In der Fastenzeit will ich aber nicht nur auf mich schauen. Es geht auch um das Einüben von Solidarität und Mitmenschlichkeit. Es wird immer deutlicher: Wir Menschen leben wie auf einer Insel. Wenn mich zum Beispiel Nachrichten über die Kriege, über Gewalt, Tod und Zerstörung erreichen, dann fühle ich Traurigkeit in mir. Und auch Wut und Ohnmacht: Warum lernen wir Menschen eigentlich nicht aus der Geschichte? Was ist unser persönlicher, gesellschaftlicher und kirchlicher Anteil an Kriegen und was ist unser Beitrag zum Frieden? Wie können wir neue Perspektiven für ein Zusammenleben von Menschen unterschiedlicher Herkunft und Identität enzwickeln? Ich glaube, man muss konkrete Erfahrungen machen des guten Zusammenlebens. Bei mir war das so:
Ich selbst habe einige Jahre eine Gruppe begleitet, die jährlich am Beginn der Fastenzeit zu einer Wallfahrt aufbricht und zwar zu Fuß. Mehrere Tage geht die Wallfahrt und trägt ein so genanntes Hungertuch mit sich, Zeichen der Solidarität mit hungernden und leidenden Menschen in der Welt. Allein hätte ich die Wegstrecke nur schwer geschafft. Aber die Gemeinschaft in der Gruppe hat mich jeden Tag neu motiviert, weiter zu gehen.

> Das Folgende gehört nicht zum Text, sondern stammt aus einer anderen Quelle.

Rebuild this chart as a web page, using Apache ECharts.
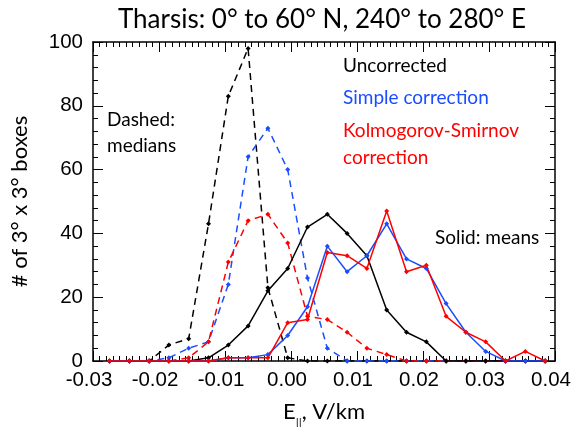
<!DOCTYPE html>
<html><head><meta charset="utf-8">
<script src="https://cdn.jsdelivr.net/npm/echarts@6/dist/echarts.min.js"></script>
<style>html,body{margin:0;padding:0;background:#fff}#c{width:573px;height:427px}</style>
</head><body><div id="c"></div>
<script>
const binCenters = [-0.0275,-0.0245,-0.0215,-0.0185,-0.0155,-0.0125,-0.0095,-0.0065,-0.0035,-0.0005,0.0025,0.0055,0.0085,0.0115,0.0145,0.0175,0.0205,0.0235,0.0265,0.0295,0.0325,0.0355,0.0385];
const medianUncorrected = [0,0,0,5,7,43,83,98,23,1,0,0,0,0,0,0,0,0,0,0,0,0,0];
const medianSimple      = [0,0,0,1,4,6,24,64,73,60,26,4,0,0,0,0,0,0,0,0,0,0,0];
const medianKS          = [0,0,0,0,1,6,31,44,46,37,14,13,9,4,2,0,0,0,0,0,0,0,0];
const meanUncorrected   = [0,0,0,0,0,1,5,11,22,29,42,46,40,33,16,9,6,0,0,0,0,0,0];
const meanSimple        = [0,0,0,0,0,0,1,1,2,8,17,36,28,33,43,32,29,18,9,3,0,0,0];
const meanKS            = [0,0,0,0,0,0,1,1,1,12,13,34,33,29,47,28,30,14,9,6,0,3,0];
const xTickLabels = ['-0.03','-0.02','-0.01','0.00','0.01','0.02','0.03','0.04'];
const yTickLabels = ['0','20','40','60','80','100'];

const BLACK='#000000', BLUE='#1a4dff', RED='#ff0000';
function pts(vals){ return binCenters.map((x,i)=>[x, vals[i]]); }
function ser(vals,color,dashed){
  return {type:'line', data:pts(vals), symbol:'diamond', symbolSize:5,
    itemStyle:{color:color}, lineStyle:{color:color,width:1.5,type:dashed?[7,5]:'solid'},
    clip:true, animation:false, z:3};
}
const chart = echarts.init(document.getElementById('c'));
const axisFont = {fontFamily:'Liberation Sans', fontSize:20.5, color:'#000'};
const annFont = 'Lato';
const tick = {inside:true,length:10,lineStyle:{color:'#000',width:1}};
const minor = n=>({show:true,splitNumber:n,length:5,lineStyle:{color:'#000',width:1}});
const line = {show:true,onZero:false,lineStyle:{color:'#000',width:1.5}};
chart.setOption({
  animation:false,
  title:{text:'Tharsis: 0° to 60° N, 240° to 280° E', left:317, top:2, textAlign:'center',
    textStyle:{fontFamily:annFont, fontSize:26, fontWeight:'normal', color:'#000'}},
  grid:{left:93, right:18, top:42, bottom:66, containLabel:false, outerBoundsMode:'none'},
  xAxis:[{type:'value', min:-0.03, max:0.04, interval:0.01,
    axisLine:line, axisTick:tick, minorTick:minor(10), splitLine:{show:false},
    axisLabel:Object.assign({margin:9, padding:[0,8,0,0], formatter:v=>xTickLabels[Math.round((v+0.03)/0.01)]}, axisFont),
    name:'{e|E}{s|||}{e|, V/km}', nameLocation:'middle', nameGap:40,
    nameTextStyle:{rich:{e:{fontFamily:annFont,fontSize:22,color:'#000'},s:{fontFamily:annFont,fontSize:12,color:'#000',verticalAlign:'bottom',padding:[0,0,-6,0]}}}
  },{type:'value', position:'top', min:-0.03, max:0.04, interval:0.01,
    axisLine:line, axisTick:tick, minorTick:minor(10), splitLine:{show:false}, axisLabel:{show:false}}],
  yAxis:[{type:'value', min:0, max:100, interval:20,
    axisLine:line, axisTick:Object.assign({show:true},tick), minorTick:minor(5), splitLine:{show:false},
    axisLabel:Object.assign({margin:10, formatter:v=>yTickLabels[Math.round(v/20)]}, axisFont),
    name:'# of 3° x 3° boxes', nameLocation:'middle', nameGap:62,
    nameTextStyle:{fontFamily:annFont,fontSize:22,color:'#000'}
  },{type:'value', position:'right', min:0, max:100, interval:20,
    axisLine:line, axisTick:Object.assign({show:true},tick), minorTick:minor(5), splitLine:{show:false}, axisLabel:{show:false}}],
  series:[
    ser(medianUncorrected,BLACK,true),
    ser(medianSimple,BLUE,true),
    ser(medianKS,RED,true),
    ser(meanUncorrected,BLACK,false),
    ser(meanSimple,BLUE,false),
    ser(meanKS,RED,false)
  ],
  graphic:[
    {type:'text',left:343,top:56,style:{text:'Uncorrected',font:'19px Lato',fill:BLACK}},
    {type:'text',left:343,top:88,style:{text:'Simple correction',font:'19px Lato',fill:BLUE}},
    {type:'text',left:343,top:117,style:{text:'Kolmogorov-Smirnov\ncorrection',font:'19px Lato',fill:RED,lineHeight:27}},
    {type:'text',left:107,top:107,style:{text:'Dashed:\nmedians',font:'19px Lato',fill:BLACK,lineHeight:26}},
    {type:'text',left:435,top:228,style:{text:'Solid: means',font:'19px Lato',fill:BLACK}}
  ]
});
</script></body></html>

Die Impulse über den Tag und der Austausch auf dem Weg haben mir gezeigt, wie vielfältig heute Menschen versuchen, die Botschaft Jesu in ihrem Leben lebendig werden zu lassen. Und das hat mich für meinen Weg als Christ ermutigt. Und hier wird Solidarität unter Christen gelebt, die weit über mein eigenes Lebensumfeld hinausgeht. Meine tiefe Erfahrung dabei: Christsein geht in der Gemeinschaft leichter, bei der Wallfahrt, in der Fastenzeit, ja eigentlich im ganzen Leben.

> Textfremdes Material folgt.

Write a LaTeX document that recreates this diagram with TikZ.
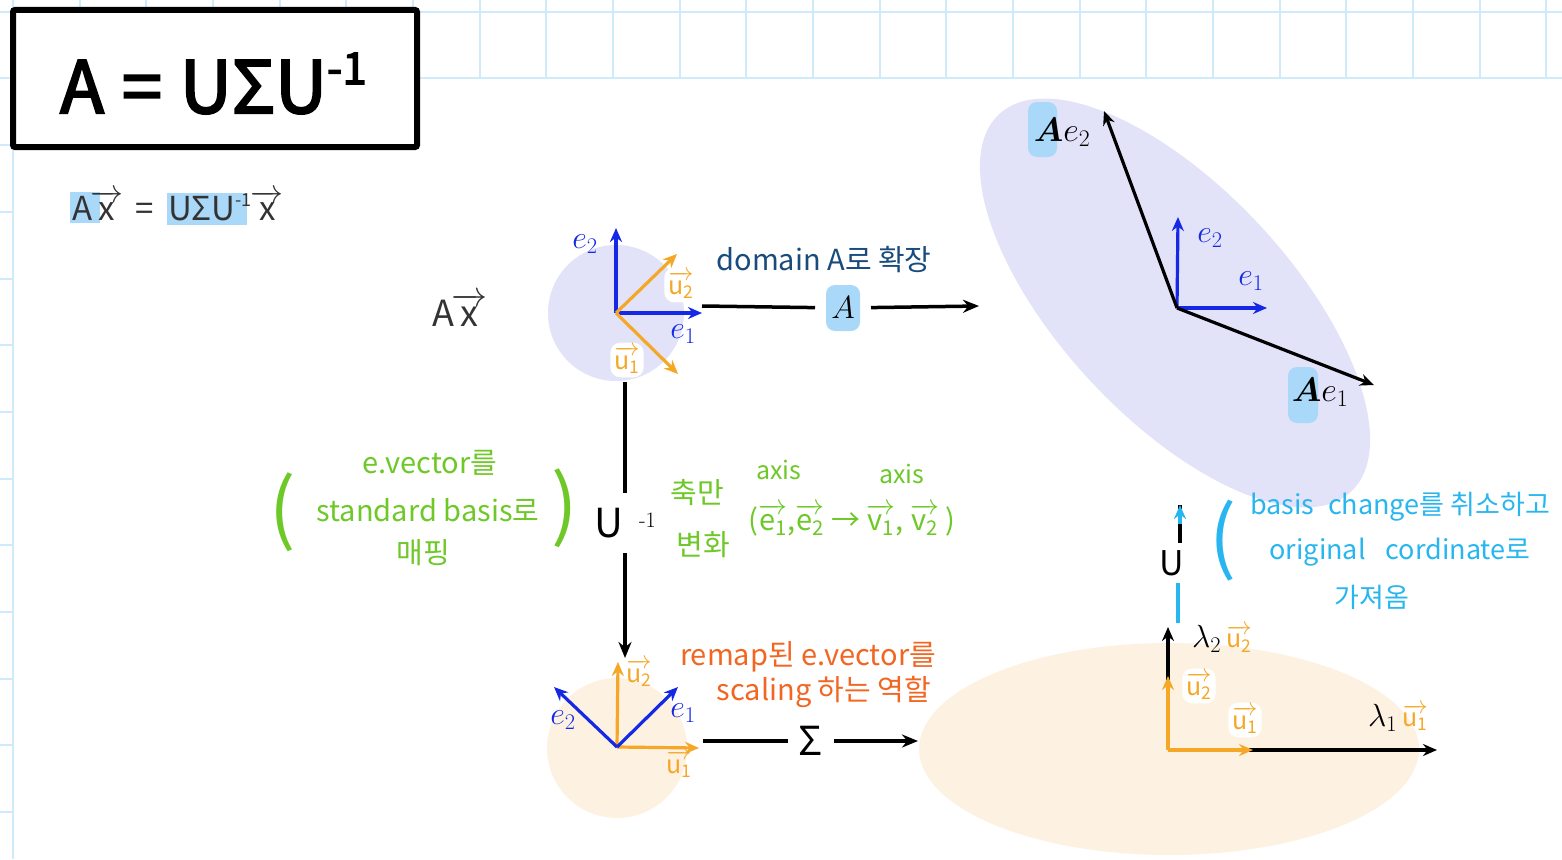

Speziell die Fastenzeit will mir nicht die Freude am Leben nehmen. Ganz im Gegenteil! Sie will mich ermutigen, mit Gewinn zu leben für mich und für andere. Sie will mich ermutigen, neue Akzente in meinem Leben zu setzen. Ohne die Fastenzeit wäre mein Leben ärmer. Ich habe festgestellt: Es lohnt sich, Jahr für Jahr neu dieses Geschenk des Neuanfangs anzunehmen und im eigenen Leben immer wieder Aufbrüche zu wagen. Das Fasten, die Solidarität mit den Mitmenschen und auch das Gebet helfen mir, neu den Blick auf Jesus zurichten und mich zu einem Leben zu ermutigen, das vom Evangelium Jesu durchdrungen ist. So gesehen bedeutet die Fastenzeit einen Gewinn. Verzicht ist nicht Verlust der Lebensfreude. Verzicht hilft mir, den Reichtum meines Lebens neu zu entdecken. Und das gilt auch, wenn du dich selbst im Verzicht üben willst, aber nach einigen Wochen strauchelst: Gib nicht auf! Selbst wenn du deine Vorsätze nicht zu 100 Prozent durchhältst, kann dein verbessertes Bewusstsein deinen Lebensstil auch in Zukunft positiv prägen. Ich finde: eine tolle Perspektive – und eine tröstliche zugleich! Denn ich weiß nicht, ob ich es schaffe, bis Ostern meinen Vorsätzen treu zu bleiben. Aber eines weiß ich sehr genau:
Ich brauche Zeiten, in denen ich Raum habe für das Hören auf Gott. Ich brauche Zeiten, um die Routine des Alltags zu durchbrechen. Ich brauche Zeiten, um mein Leben neu auszurichten. Die 40 Tage sind dazu eine willkommene Gelegenheit. Und sie sind für mich eine gute Zeit der Vorbereitung auf Ostern. Egal, was Sie sich vorgenommen haben für die Fastenzeit. Ich wünsche Ihnen alles Gute dabei – und wenn Sie straucheln und Ihren Vorsatz nicht halten, dann geben Sie trotzdem nicht auf.